From: David Hildenbrand
Date: Tue Jul 30 2024 - 12:14:02 EST


On 30.07.24 18:08, Marek Szyprowski wrote:
On 30.07.2024 17:49, David Hildenbrand wrote:
On 30.07.24 17:45, David Hildenbrand wrote:
On 30.07.24 17:30, Marek Szyprowski wrote:
On 25.07.2024 20:39, David Hildenbrand wrote:
pte_lockptr() is the only *_lockptr() function that doesn't consume
what would be expected: it consumes a pmd_t pointer instead of a pte_t
pointer.

Let's change that. The two callers in pgtable-generic.c are easily
adjusted. Adjust khugepaged.c:retract_page_tables() to simply do a
pte_offset_map_nolock() to obtain the lock, even though we won't
actually
be traversing the page table.

This makes the code more similar to the other variants and avoids
other
hacks to make the new pte_lockptr() version happy. pte_lockptr() users
reside now only in  pgtable-generic.c.

Maybe, using pte_offset_map_nolock() is the right thing to do because
the PTE table could have been removed in the meantime? At least it
sounds
more future proof if we ever have other means of page table reclaim.

It's not quite clear if holding the PTE table lock is really required:
what if someone else obtains the lock just after we unlock it? But
we'll
leave that as is for now, maybe there are good reasons.

This is a preparation for adapting hugetlb page table locking logic to
take the same locks as core-mm page table walkers would.

Signed-off-by: David Hildenbrand <david@xxxxxxxxxx>

This patch landed in today's linux-next as commit e98970a1d2d4 ("mm:
let
pte_lockptr() consume a pte_t pointer"). Unfortunately it causes the
following issue on most of my ARM 32bit based test boards:


That is ... rather surprising.

The issue below seems to point at __pte_offset_map_lock(), where we
essentially convert from

ptlock_ptr(page_ptdesc(pmd_page(*pmd)));

to

ptlock_ptr(virt_to_ptdesc(pte));

I'm wondering, is highmem involved here such that the PTE would be
kmap'ed and virt_to_page() would not do what we would expect it to do?

Yes, highmem is enabled on those boards and all of them have 1GB+ of
RAM. For other kernel configuration options see
arch/arm/configs/exynos_defconfig.

Yes, pretty sure that's it. virt_to_page() won't work on kmaped pages.
So looks like we cannot easily do the conversion in this patch. :(

We'll have to get hacky in patch #2 instead.
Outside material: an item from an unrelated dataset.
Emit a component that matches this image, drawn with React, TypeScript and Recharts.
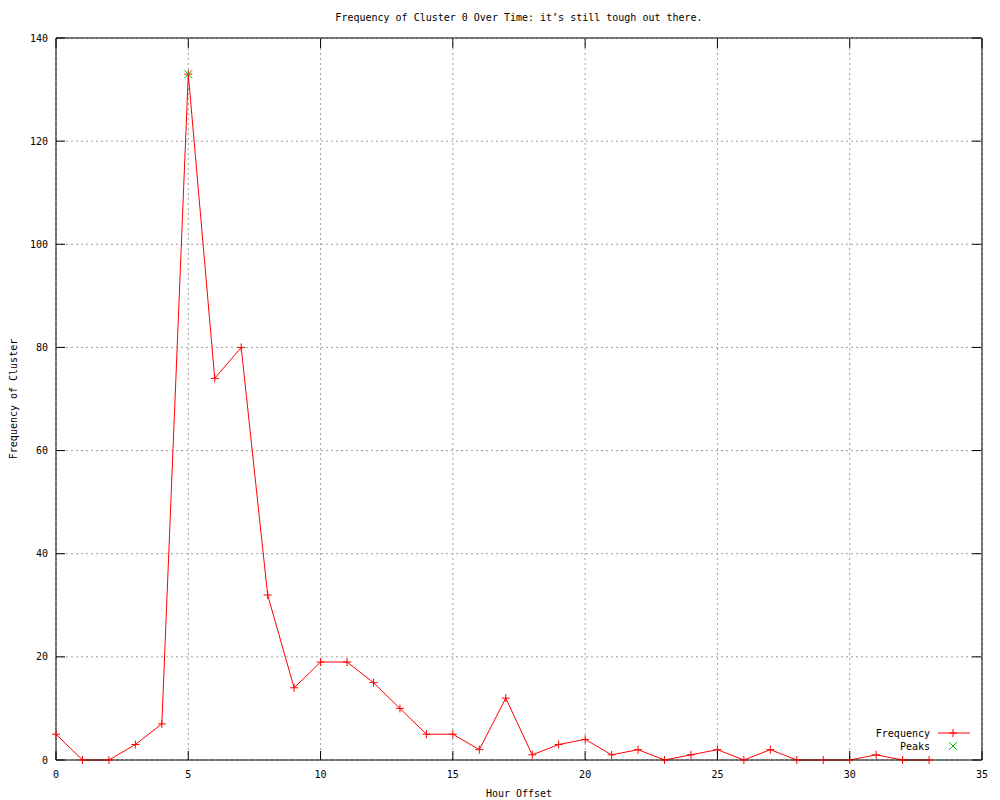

@Andrew, can you drop both patches for now? I'll send a v2 that
essentially does in v2 on top something like:

diff --git a/include/linux/hugetlb.h b/include/linux/hugetlb.h
index da800e56fe590..c2e330b1eee21 100644
--- a/include/linux/hugetlb.h
+++ b/include/linux/hugetlb.h
@@ -963,7 +963,13 @@ static inline spinlock_t *huge_pte_lockptr(struct hstate *h,
* will give us the same result: the per-MM PT lock.
*/
if (huge_page_size(h) < PMD_SIZE)
- return pte_lockptr(mm, pte);
+ /*
+ * pte_lockptr() needs the PMD, which we don't have. Because of
+ * highmem we cannot convert pte_lockptr() to consume a pte.
+ * But as we never have highmem page tables in hugetlb, we can
+ * safely use virt_to_ptdesc() here.
+ */
+ return ptlock_ptr(virt_to_ptdesc(pte));
else if (huge_page_size(h) < PUD_SIZE)
return pmd_lockptr(mm, (pmd_t *) pte);
return pud_lockptr(mm, (pud_t *) pte);


--
Cheers,

David / dhildenb